In this third part of our four-part series, I ask Sirius Buzz writer Spencer Osborne. Sirius Buzz covers satellite radio news but is not affiliated with Sirius XM. Spencer owns shares of Sirius XM.

Mac Greer: We recently interviewed Washington Post technology columnist Rob Pegoraro, and he shared a story about being able to listen to web radio on a Verizon (NYSE: VZ) wireless BlackBerry Storm. He said he was able to listen to web radio as he drove from Washington, D.C., to this cabin in the Shenandoah Valley. He used that story to illustrate what he thought were the problems for satellite radio going forward. To what extent do you think web radio, like Pandora and Slacker, is a serious threat to satellite radio?

Spencer Osborne: I think it is a threat that is going to exist and will continue to exist. Pandora has 58 million subscribers. They have been around less time than satellite radio, and granted, while it is considered a free service -- so it is obviously going to have a lot of followers -- Pandora and Slacker and these services really adopted the cell phone networks, the cell phone medium.

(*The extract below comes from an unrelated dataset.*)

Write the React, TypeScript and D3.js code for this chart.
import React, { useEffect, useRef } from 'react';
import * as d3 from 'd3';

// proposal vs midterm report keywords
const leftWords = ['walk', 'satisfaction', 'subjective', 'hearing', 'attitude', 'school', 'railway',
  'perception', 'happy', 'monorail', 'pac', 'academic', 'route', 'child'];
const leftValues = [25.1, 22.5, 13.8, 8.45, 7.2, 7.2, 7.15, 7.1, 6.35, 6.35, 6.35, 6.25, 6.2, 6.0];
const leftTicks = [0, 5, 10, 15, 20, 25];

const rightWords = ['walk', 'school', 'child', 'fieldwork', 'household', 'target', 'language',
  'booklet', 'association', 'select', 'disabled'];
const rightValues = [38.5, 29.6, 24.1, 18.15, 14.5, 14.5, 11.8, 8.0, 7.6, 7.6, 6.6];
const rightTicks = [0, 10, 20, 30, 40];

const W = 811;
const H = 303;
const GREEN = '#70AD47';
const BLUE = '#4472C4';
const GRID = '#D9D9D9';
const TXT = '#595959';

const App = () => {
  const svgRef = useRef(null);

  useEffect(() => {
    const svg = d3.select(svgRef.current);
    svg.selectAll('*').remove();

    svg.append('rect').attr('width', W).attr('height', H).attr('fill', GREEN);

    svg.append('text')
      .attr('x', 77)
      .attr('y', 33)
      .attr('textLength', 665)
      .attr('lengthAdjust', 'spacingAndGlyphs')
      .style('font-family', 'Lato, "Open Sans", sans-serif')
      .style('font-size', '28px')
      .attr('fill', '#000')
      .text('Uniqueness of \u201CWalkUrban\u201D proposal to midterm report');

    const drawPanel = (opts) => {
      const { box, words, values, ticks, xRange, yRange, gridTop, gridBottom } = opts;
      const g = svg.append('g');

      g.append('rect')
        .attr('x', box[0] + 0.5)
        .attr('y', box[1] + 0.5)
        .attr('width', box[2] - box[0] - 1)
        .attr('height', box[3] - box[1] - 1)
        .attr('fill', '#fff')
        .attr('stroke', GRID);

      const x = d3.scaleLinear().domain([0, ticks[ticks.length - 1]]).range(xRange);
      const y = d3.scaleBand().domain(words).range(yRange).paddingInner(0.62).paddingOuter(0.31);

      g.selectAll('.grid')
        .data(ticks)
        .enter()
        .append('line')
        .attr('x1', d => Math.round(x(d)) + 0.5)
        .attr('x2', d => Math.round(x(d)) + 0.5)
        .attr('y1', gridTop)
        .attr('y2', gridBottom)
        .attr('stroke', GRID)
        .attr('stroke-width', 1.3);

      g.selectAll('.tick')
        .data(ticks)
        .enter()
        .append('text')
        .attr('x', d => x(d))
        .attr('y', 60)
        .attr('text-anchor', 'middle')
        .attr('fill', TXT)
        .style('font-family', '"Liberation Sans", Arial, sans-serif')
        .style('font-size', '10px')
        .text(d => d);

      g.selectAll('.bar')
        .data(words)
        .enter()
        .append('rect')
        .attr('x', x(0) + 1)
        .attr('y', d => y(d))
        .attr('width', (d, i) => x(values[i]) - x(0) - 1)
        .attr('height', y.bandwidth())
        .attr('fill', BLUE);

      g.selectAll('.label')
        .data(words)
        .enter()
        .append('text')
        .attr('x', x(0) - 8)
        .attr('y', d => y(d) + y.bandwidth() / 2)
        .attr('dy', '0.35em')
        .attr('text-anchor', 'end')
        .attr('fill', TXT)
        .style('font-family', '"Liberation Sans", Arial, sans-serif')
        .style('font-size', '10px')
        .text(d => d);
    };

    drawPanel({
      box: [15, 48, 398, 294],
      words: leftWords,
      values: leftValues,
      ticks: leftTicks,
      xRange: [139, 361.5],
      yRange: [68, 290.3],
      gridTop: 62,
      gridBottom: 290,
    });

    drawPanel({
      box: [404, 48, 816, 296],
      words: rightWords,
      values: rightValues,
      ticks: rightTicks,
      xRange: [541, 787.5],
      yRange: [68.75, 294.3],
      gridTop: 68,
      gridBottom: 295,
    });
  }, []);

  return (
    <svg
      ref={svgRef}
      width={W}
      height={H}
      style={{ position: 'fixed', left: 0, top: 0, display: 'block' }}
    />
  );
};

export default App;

If someone’s only interest is music, then those are very viable options. As Pandora and Slacker begin to expand into other things and comedy and talk, that is a real threat for satellite radio.

In order to thrive in the next three to five years, satellite radio is going to have to look at changing its business model. They are going to have to look at what they do on the Internet to really complement what happens on satellite radio -- almost as if they could make the Internet kind of the proving ground for certain genres and channels on music or talk -- and make it available at a less-expensive price, turning satellite into the premium service. Or they might have to go the other way around, but they can’t sit back and rest on their laurels because there are a lot of players in the marketplace, and consumers are running to those players.

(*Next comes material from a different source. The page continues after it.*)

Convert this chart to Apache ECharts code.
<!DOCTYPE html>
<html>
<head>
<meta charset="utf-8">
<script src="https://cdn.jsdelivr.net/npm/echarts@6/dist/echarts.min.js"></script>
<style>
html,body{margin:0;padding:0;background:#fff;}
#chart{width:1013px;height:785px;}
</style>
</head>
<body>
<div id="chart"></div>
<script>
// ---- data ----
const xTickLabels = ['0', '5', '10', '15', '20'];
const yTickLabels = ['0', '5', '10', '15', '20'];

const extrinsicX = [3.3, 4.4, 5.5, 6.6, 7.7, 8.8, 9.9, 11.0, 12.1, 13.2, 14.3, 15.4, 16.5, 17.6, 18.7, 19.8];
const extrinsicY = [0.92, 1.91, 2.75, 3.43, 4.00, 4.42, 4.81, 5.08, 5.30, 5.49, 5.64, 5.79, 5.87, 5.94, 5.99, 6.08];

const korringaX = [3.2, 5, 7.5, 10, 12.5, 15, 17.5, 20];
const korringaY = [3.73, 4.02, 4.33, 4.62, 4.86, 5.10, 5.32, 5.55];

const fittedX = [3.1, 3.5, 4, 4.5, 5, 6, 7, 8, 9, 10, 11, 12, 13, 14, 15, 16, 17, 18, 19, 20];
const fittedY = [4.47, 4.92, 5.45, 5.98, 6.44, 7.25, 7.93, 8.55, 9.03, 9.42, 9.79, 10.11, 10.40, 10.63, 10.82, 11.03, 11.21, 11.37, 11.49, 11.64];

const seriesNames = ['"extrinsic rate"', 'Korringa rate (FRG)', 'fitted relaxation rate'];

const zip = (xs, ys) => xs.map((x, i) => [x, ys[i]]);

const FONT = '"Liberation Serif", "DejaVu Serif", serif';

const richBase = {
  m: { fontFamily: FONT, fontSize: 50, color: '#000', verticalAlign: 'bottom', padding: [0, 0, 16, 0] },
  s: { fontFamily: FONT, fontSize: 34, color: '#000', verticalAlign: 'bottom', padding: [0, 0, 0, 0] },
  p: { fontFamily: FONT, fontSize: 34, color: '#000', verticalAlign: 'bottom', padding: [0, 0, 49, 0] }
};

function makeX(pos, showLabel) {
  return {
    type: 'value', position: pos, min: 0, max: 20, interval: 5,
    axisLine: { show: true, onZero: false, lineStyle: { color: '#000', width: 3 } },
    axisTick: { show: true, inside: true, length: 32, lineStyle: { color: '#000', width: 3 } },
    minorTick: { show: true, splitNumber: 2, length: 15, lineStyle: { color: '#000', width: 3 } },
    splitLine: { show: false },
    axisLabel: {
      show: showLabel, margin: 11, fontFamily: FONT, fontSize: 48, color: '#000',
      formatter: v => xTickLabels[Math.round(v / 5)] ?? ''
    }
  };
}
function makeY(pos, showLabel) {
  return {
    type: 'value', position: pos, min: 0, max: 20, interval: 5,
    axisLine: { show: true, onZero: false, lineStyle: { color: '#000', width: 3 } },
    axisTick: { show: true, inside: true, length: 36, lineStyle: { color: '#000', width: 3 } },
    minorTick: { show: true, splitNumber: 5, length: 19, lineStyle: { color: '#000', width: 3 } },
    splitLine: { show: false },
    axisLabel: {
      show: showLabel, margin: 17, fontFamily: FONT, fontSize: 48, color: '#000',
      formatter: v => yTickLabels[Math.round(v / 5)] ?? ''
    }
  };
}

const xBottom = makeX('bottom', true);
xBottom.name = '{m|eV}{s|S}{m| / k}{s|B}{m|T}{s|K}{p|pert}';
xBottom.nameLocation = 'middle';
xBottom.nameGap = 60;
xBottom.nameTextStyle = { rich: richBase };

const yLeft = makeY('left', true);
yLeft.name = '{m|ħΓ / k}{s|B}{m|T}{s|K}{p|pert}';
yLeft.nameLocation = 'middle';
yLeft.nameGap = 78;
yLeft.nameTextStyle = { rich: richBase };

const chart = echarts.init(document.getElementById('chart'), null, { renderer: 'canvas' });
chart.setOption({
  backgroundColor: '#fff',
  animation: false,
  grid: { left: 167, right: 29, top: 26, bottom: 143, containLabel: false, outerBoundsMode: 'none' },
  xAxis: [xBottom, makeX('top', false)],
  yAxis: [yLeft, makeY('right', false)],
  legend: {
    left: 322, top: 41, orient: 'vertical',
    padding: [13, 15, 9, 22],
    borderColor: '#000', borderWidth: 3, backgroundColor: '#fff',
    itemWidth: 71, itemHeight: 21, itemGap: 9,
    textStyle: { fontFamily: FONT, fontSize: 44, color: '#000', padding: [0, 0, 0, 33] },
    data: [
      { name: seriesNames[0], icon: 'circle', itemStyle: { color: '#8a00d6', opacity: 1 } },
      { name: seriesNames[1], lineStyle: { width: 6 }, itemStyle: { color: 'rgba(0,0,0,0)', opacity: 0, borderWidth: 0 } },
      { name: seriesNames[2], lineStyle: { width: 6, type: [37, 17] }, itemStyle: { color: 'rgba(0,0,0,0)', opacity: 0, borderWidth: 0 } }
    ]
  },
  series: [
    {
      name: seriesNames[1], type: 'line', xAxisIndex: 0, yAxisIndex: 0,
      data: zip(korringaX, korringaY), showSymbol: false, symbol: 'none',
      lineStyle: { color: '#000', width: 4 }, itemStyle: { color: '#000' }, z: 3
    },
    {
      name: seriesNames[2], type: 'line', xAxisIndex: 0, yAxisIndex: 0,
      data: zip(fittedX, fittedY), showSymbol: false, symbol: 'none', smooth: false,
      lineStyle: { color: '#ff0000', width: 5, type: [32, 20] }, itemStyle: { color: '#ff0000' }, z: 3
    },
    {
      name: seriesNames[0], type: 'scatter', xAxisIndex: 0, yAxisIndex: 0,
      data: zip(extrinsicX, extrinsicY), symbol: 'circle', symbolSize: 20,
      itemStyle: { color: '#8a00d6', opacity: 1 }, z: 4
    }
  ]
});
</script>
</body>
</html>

When you can get Pandora for free or for a very nominal fee and satellite radio is costing you $15 a month, you start to say, well, how much is CNBC or Howard Stern really worth to me? And if it’s $15 a month, then that’s great. Satellite radio had better focus on signing Howard Stern then, but if it’s not $15 a month, they are in trouble.

Greer: I want to have you rank some potential competitors. We’ve got web radio, we’ve got terrestrial radio, and we’ve got iTunes. How do you rank those as competitive threats to Sirius XM (Nasdaq: SIRI)?

Osborne: In terrestrial radio, I assume you are including HD?

Greer: Correct.

Osborne: The No. 1 threat for Sirius XM is terrestrial radio. Its penetration is everywhere, in clock radios. It is in every dashboard in every car, no matter what year it was. You can be driving around in a 1960s car, and it has got a radio in it.

So that is the No. 1 threat. It is free, it is available, and it is everywhere. People can turn it on without having to jump through two or three hoops. To me, that is still the No. 1 threat, and it is going to exist forever.

By example, I am from Boston, and the Celtics just did their run to the championship and fell a little bit short, but when I wanted to hear what is going on with that, I wasn’t tuning in to satellite radio. Satellite radio is a national perspective. I was tuning in to my local sports station and hearing Bostonians talk about what Kevin Garnett did or what Paul Pierce did. So even as passionate of a satellite radio fan as I am, I still listen to some terrestrial radio. That is the No. 1 threat, in my opinion.

The second is probably web-based radio because even though it is kind of a jukebox, so to speak, if you go to Slacker and Pandora, you build a station. You are not telling them what songs to put on. It’s getting an understanding of you by your listening habits and feeding you stuff you think you’d like.

I will use Slacker as an example. I like the band Rush. I put in there, “Rush radio,” and when I listen to Slacker, every fourth or fifth song is a Rush song. How great is that? The other four songs are songs that if you like Rush, you will probably like these.

I walk into my house, the channels refresh, and when I go back in my car, I have another 10 or 15 hours’ worth of music that plays in a different order than it did before. I can skip, and I have album art and all that fun stuff. So I think web radio, because of the discovery factor, is No. 2.

Apple’s (Nasdaq: AAPL) iTunes is No. 3, and to me, iTunes is where I build my library from. I listen to satellite radio or web radio and tag the song, and then I go home, go into iTunes and buy it so it’s in my library.

I have an iPod Touch, and that’s how I get satellite radio in my car, instead of an OEM receiver. If I am driving around in my car listening to satellite radio, and there’s a song that I am not such a fan of, I will just hit a button and I’m over on iTunes. I look for what I want to hear, play the song, put it on shuffle, whatever it might be.

So iTunes will be there, but it is a different format than the radio business, so I would look at that as third, just because of the discovery feature. You are going to discover music on the other services. You are not going to discover, necessarily, on iTunes.

Greer: And who did I leave out in terms of serious competitors?

Osborne: I think that down the road it is all going to be driven by Google (Nasdaq: GOOG) --- in about five years anyway. They seem to be running everything on the planet, so in five years, I think the odds are - what’s better, satellite radio or Google radio? Who knows? At that point, Google may even own satellite [radio].